(Short problem): Start at the line where "Convert this chart to D3.js code." appears and end at the line where "const W = 1237, H = 625;" appears; repeat those lines exactly, both ends included, leaving pictures behind.

(Supplied data):
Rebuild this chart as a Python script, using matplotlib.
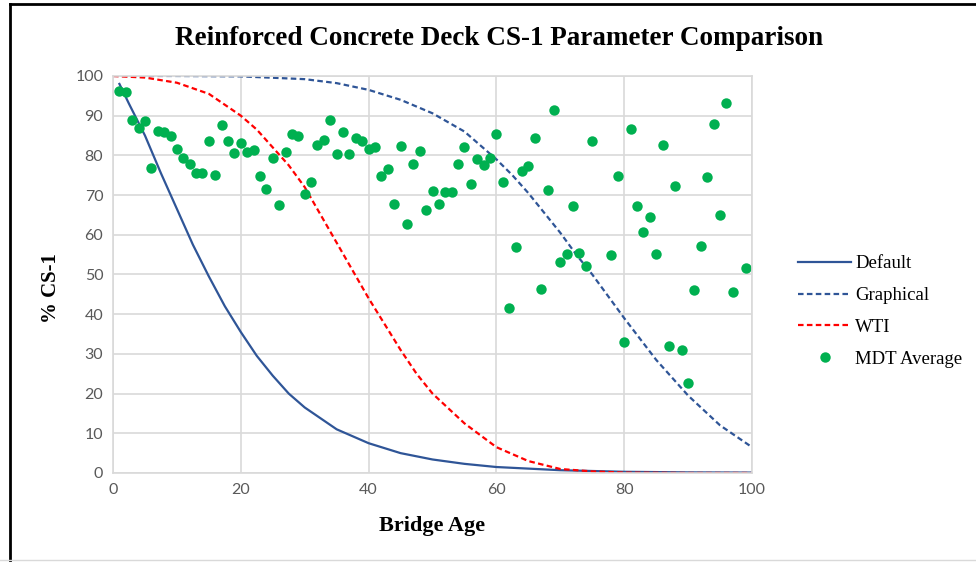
import matplotlib.pyplot as plt
from matplotlib.lines import Line2D

# MDT average (ages 76, 77, 98 have no point)
mdt_age = [1, 2, 3, 4, 5, 6, 7, 8, 9, 10, 11, 12, 13, 14, 15, 16, 17, 18, 19, 20,
           21, 22, 23, 24, 25, 26, 27, 28, 29, 30, 31, 32, 33, 34, 35, 36, 37, 38, 39, 40,
           41, 42, 43, 44, 45, 46, 47, 48, 49, 50, 51, 52, 53, 54, 55, 56, 57, 58, 59, 60,
           61, 62, 63, 64, 65, 66, 67, 68, 69, 70, 71, 72, 73, 74, 75, 78, 79, 80,
           81, 82, 83, 84, 85, 86, 87, 88, 89, 90, 91, 92, 93, 94, 95, 96, 97, 99]
mdt_pct = [96.3, 96.0, 88.8, 86.9, 88.7, 76.8, 86.1, 86.0, 84.8, 81.5, 79.4, 77.8, 75.6, 75.6, 83.5, 75.0,
           87.6, 83.6, 80.7, 83.1, 80.9, 81.3, 74.7, 71.5, 79.4, 67.4, 80.8, 85.3, 85.0, 70.3,
           73.3, 82.7, 84.0, 88.9, 80.4, 85.8, 80.4, 84.3, 83.6, 81.5, 82.2, 74.9, 76.6, 67.7,
           82.4, 62.8, 77.9, 81.0, 66.3, 71.0, 67.7, 70.7, 70.7, 77.8, 82.2, 72.9, 79.0, 77.5,
           79.3, 85.3, 73.4, 41.6, 56.8, 76.1, 77.3, 84.5, 46.3, 71.4, 91.5, 53.1, 55.2, 67.3,
           55.3, 52.1, 83.6, 55.0, 74.7, 33.0, 86.6, 67.3, 60.7, 64.4, 55.2, 82.7, 32.0, 72.3,
           30.9, 22.7, 46.0, 57.1, 74.5, 88.0, 65.0, 93.2, 45.5, 51.6]

# Default curve
default_age = [1, 2.5, 5, 7.5, 10, 12.5, 15, 17.5, 20, 22.5, 25, 27.5, 30, 35, 40, 45, 50,
               55, 60, 70, 80, 90, 100]
default_pct = [98, 93, 85, 75.5, 66.5, 57.5, 49.5, 42, 35.5, 29.5, 24.5, 20, 16.5, 11, 7.5, 5,
               3.4, 2.3, 1.5, 0.7, 0.3, 0.15, 0.1]

# Graphical curve
graph_age = [0, 10, 20, 30, 35, 40, 45, 50, 55, 60, 62.5, 65, 67.5, 70, 72.5, 75, 77.5, 80,
             85, 90, 95, 100]
graph_pct = [100, 100, 99.9, 99.2, 98.2, 96.5, 94, 90.6, 86, 79, 75, 70.5, 65.5, 60.5, 55,
             50, 44.5, 39, 28.5, 19.5, 12, 6.5]

# WTI curve
wti_age = [0, 5, 10, 15, 20, 22.5, 25, 27.5, 30, 32.5, 35, 37.5, 40, 42.5, 45, 47.5, 50,
           55, 60, 65, 70, 75, 80, 90, 100]
wti_pct = [100, 99.6, 98.3, 95.5, 90, 86.5, 82, 77.5, 72, 65, 58, 51, 44, 37.5, 31, 25,
           20, 12.5, 6.5, 3, 1, 0.4, 0.1, 0, 0]

serif = "Liberation Serif"
blue = "#2F5597"

fig = plt.figure(figsize=(9.76, 5.62), dpi=100)
ax = fig.add_axes([0.1158, 0.1584, 0.6547, 0.7064])

ax.plot(default_age, default_pct, color=blue, lw=1.6, label="Default")
ax.plot(graph_age, graph_pct, color=blue, lw=1.6, ls=(0, (2.5, 1.5)), label="Graphical")
ax.plot(wti_age, wti_pct, color="#FF0000", lw=1.6, ls=(0, (2.5, 1.5)), label="WTI")
ax.plot(mdt_age, mdt_pct, "o", color="#00B050", ms=7.5, mec="none", label="MDT Average")

ax.set_xlim(0, 100)
ax.set_ylim(0, 100)
ax.set_xticks(range(0, 101, 20))
ax.set_yticks(range(0, 101, 10))
ax.grid(True, color="#D9D9D9", lw=1.2)
ax.set_axisbelow(True)
for s in ax.spines.values():
    s.set_color("#D9D9D9")
    s.set_linewidth(1.2)
ax.tick_params(length=0, labelsize=11.5, labelcolor="#595959", pad=7)
for lab in ax.get_xticklabels() + ax.get_yticklabels():
    lab.set_family("Lato")

ax.set_xlabel("Bridge Age", family=serif, fontweight="bold", fontsize=16, labelpad=14)
ax.set_ylabel("% CS-1", family=serif, fontweight="bold", fontsize=15)
ax.yaxis.set_label_coords(-0.082, 0.465)
fig.text(0.511, 0.932, "Reinforced Concrete Deck CS-1 Parameter Comparison",
         ha="center", va="center", family=serif, fontweight="bold", fontsize=19.5)

ax.legend(loc="center left", bbox_to_anchor=(1.046, 0.407), frameon=False,
          prop={"family": serif, "size": 13.5}, handlelength=2.8, handletextpad=0.25,
          labelspacing=0.78)

# outer frame of the screenshot
fig.add_artist(Line2D([0.010, 0.010], [0.0, 0.993], color="black", lw=2))
fig.add_artist(Line2D([0.010, 1.0], [0.993, 0.993], color="black", lw=2))
fig.add_artist(Line2D([0.0, 1.0], [0.004, 0.004], color="#D9D9D9", lw=1))

fig.savefig("out.png", dpi=100)
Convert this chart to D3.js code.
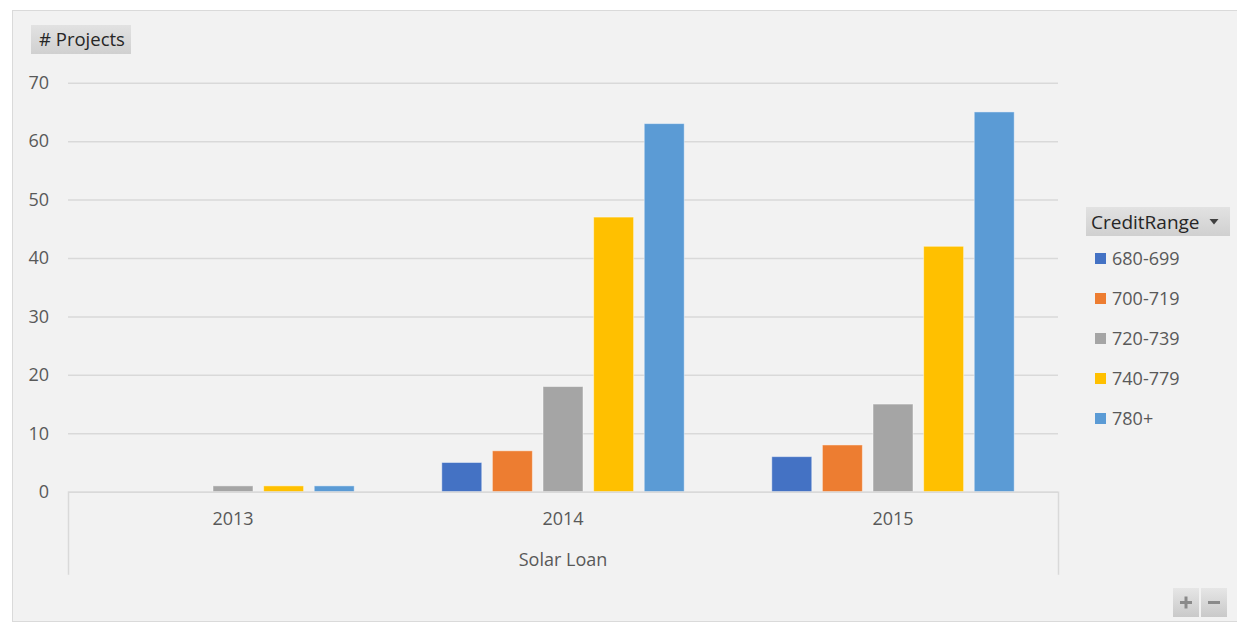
<!DOCTYPE html>
<html>
<head>
<meta charset="utf-8">
<script src="https://cdn.jsdelivr.net/npm/d3@7"></script>
<style>
  html, body { margin: 0; padding: 0; background: #ffffff; }
  svg { display: block; font-family: "Open Sans", "Noto Sans", sans-serif; }
</style>
</head>
<body>
<svg id="chart" width="1237" height="625"></svg>
<script>
// Years on the category axis
const categories = ["2013", "2014", "2015"];
// Credit score bands (series)
const creditRanges = ["680-699", "700-719", "720-739", "740-779", "780+"];
// Number of projects per year for each credit band
const range680_699 = [0, 5, 6];
const range700_719 = [0, 7, 8];
const range720_739 = [1, 18, 15];
const range740_779 = [1, 47, 42];
const range780plus = [1, 63, 65];
const yTicks = [0, 10, 20, 30, 40, 50, 60, 70];
const groupLabel = "Solar Loan";
const valueFieldLabel = "# Projects";
const legendTitle = "CreditRange";

const seriesValues = [range680_699, range700_719, range720_739, range740_779, range780plus];
const colors = ["#4472c4", "#ed7d31", "#a5a5a5", "#ffc000", "#5b9bd5"];

const svg = d3.select("#chart");
const W = 1237, H = 625;

// Gradients for the field buttons
const defs = svg.append("defs");
const g1 = defs.append("linearGradient").attr("id", "btn").attr("x1", 0).attr("y1", 0).attr("x2", 0).attr("y2", 1);
g1.append("stop").attr("offset", "0%").attr("stop-color", "#e2e2e2");
g1.append("stop").attr("offset", "100%").attr("stop-color", "#d0d0d0");
const g2 = defs.append("linearGradient").attr("id", "zoomBtn").attr("x1", 0).attr("y1", 0).attr("x2", 0).attr("y2", 1);
g2.append("stop").attr("offset", "0%").attr("stop-color", "#e6e6e6");
g2.append("stop").attr("offset", "100%").attr("stop-color", "#c9c9c9");

// Chart panel
svg.append("rect")
  .attr("x", 12.5).attr("y", 10.5).attr("width", W - 12).attr("height", H - 14)
  .attr("fill", "#f2f2f2").attr("stroke", "#dadada").attr("stroke-width", 1);

// Scales
const plotLeft = 68, plotRight = 1058, plotTop = 82.7, plotBottom = 491.7;
const x0 = d3.scaleBand().domain(categories).range([plotLeft, plotRight]).paddingInner(0).paddingOuter(0);
const x1 = d3.scaleBand().domain(creditRanges).range([0, x0.bandwidth()]).paddingInner(0.21).paddingOuter(0.865);
const y = d3.scaleLinear().domain([0, 70]).range([plotBottom, plotTop]);

// Value axis with gridlines
const yAxis = svg.append("g")
  .attr("transform", `translate(${plotLeft},0)`)
  .call(d3.axisLeft(y).tickValues(yTicks).tickSize(-(plotRight - plotLeft)).tickPadding(19));
yAxis.select(".domain").remove();
yAxis.selectAll(".tick line").attr("stroke", "#d9d9d9").attr("stroke-width", 1.5);
yAxis.selectAll(".tick text").attr("fill", "#595959").attr("font-size", 18).attr("font-family", "Open Sans, sans-serif");

// Bars
const barData = [];
categories.forEach((cat, ci) => {
  creditRanges.forEach((cr, si) => {
    barData.push({ cat, cr, si, value: seriesValues[si][ci] });
  });
});
svg.append("g").selectAll("rect")
  .data(barData.filter(d => d.value > 0))
  .join("rect")
  .attr("x", d => x0(d.cat) + x1(d.cr))
  .attr("y", d => y(d.value))
  .attr("width", x1.bandwidth())
  .attr("height", d => y(0) - y(d.value))
  .attr("fill", d => colors[d.si])
  .attr("stroke", "rgba(255,255,255,0.45)")
  .attr("stroke-width", 1);

// Category axis with outer ticks reaching down to enclose the group label
const xAxis = svg.append("g")
  .attr("transform", `translate(0,${plotBottom})`)
  .call(d3.axisBottom(x0).tickSizeInner(0).tickSizeOuter(83).tickPadding(21));
xAxis.select(".domain").attr("stroke", "#d9d9d9").attr("stroke-width", 1.5);
xAxis.selectAll(".tick text").attr("fill", "#595959").attr("font-size", 18).attr("font-family", "Open Sans, sans-serif");

svg.append("text")
  .attr("x", (plotLeft + plotRight) / 2).attr("y", 566)
  .attr("text-anchor", "middle").attr("fill", "#595959").attr("font-size", 18)
  .text(groupLabel);

// "# Projects" field button
svg.append("rect").attr("x", 31).attr("y", 25).attr("width", 100).attr("height", 29).attr("fill", "url(#btn)");
svg.append("text").attr("x", 39).attr("y", 39.5).attr("dy", "0.35em")
  .attr("fill", "#262626").attr("font-size", 18.5).text(valueFieldLabel);

// Legend with field button
svg.append("rect").attr("x", 1086).attr("y", 207).attr("width", 144).attr("height", 29).attr("fill", "url(#btn)");
svg.append("text").attr("x", 1091).attr("y", 222).attr("dy", "0.35em")
  .attr("fill", "#262626").attr("font-size", 19).text(legendTitle);
svg.append("path").attr("d", "M1209.5,219 L1218.5,219 L1214,224.5 Z").attr("fill", "#404040");

const legend = svg.append("g").selectAll("g")
  .data(creditRanges)
  .join("g")
  .attr("transform", (d, i) => `translate(1095,${258.5 + i * 40})`);
legend.append("rect").attr("x", 0).attr("y", -5.5).attr("width", 11).attr("height", 11)
  .attr("fill", (d, i) => colors[i]);
legend.append("text").attr("x", 17).attr("y", 0).attr("dy", "0.35em")
  .attr("fill", "#595959").attr("font-size", 18).text(d => d);

// Zoom buttons
const zoomBtns = svg.append("g");
[[1173, "+"], [1201, "-"]].forEach(([bx, sym]) => {
  zoomBtns.append("rect").attr("x", bx).attr("y", 588).attr("width", 26).attr("height", 29).attr("fill", "url(#zoomBtn)");
  const cx = bx + 13, cy = 602.5;
  zoomBtns.append("line").attr("x1", cx - 6).attr("x2", cx + 6).attr("y1", cy).attr("y2", cy)
    .attr("stroke", "#8a8a8a").attr("stroke-width", 3);
  if (sym === "+") {
    zoomBtns.append("line").attr("x1", cx).attr("x2", cx).attr("y1", cy - 6).attr("y2", cy + 6)
      .attr("stroke", "#8a8a8a").attr("stroke-width", 3);
  }
});
</script>
</body>
</html>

(Full response):
Convert this chart to D3.js code.
<!DOCTYPE html>
<html>
<head>
<meta charset="utf-8">
<script src="https://cdn.jsdelivr.net/npm/d3@7"></script>
<style>
  html, body { margin: 0; padding: 0; background: #ffffff; }
  svg { display: block; font-family: "Open Sans", "Noto Sans", sans-serif; }
</style>
</head>
<body>
<svg id="chart" width="1237" height="625"></svg>
<script>
// Years on the category axis
const categories = ["2013", "2014", "2015"];
// Credit score bands (series)
const creditRanges = ["680-699", "700-719", "720-739", "740-779", "780+"];
// Number of projects per year for each credit band
const range680_699 = [0, 5, 6];
const range700_719 = [0, 7, 8];
const range720_739 = [1, 18, 15];
const range740_779 = [1, 47, 42];
const range780plus = [1, 63, 65];
const yTicks = [0, 10, 20, 30, 40, 50, 60, 70];
const groupLabel = "Solar Loan";
const valueFieldLabel = "# Projects";
const legendTitle = "CreditRange";

const seriesValues = [range680_699, range700_719, range720_739, range740_779, range780plus];
const colors = ["#4472c4", "#ed7d31", "#a5a5a5", "#ffc000", "#5b9bd5"];

const svg = d3.select("#chart");
const W = 1237, H = 625;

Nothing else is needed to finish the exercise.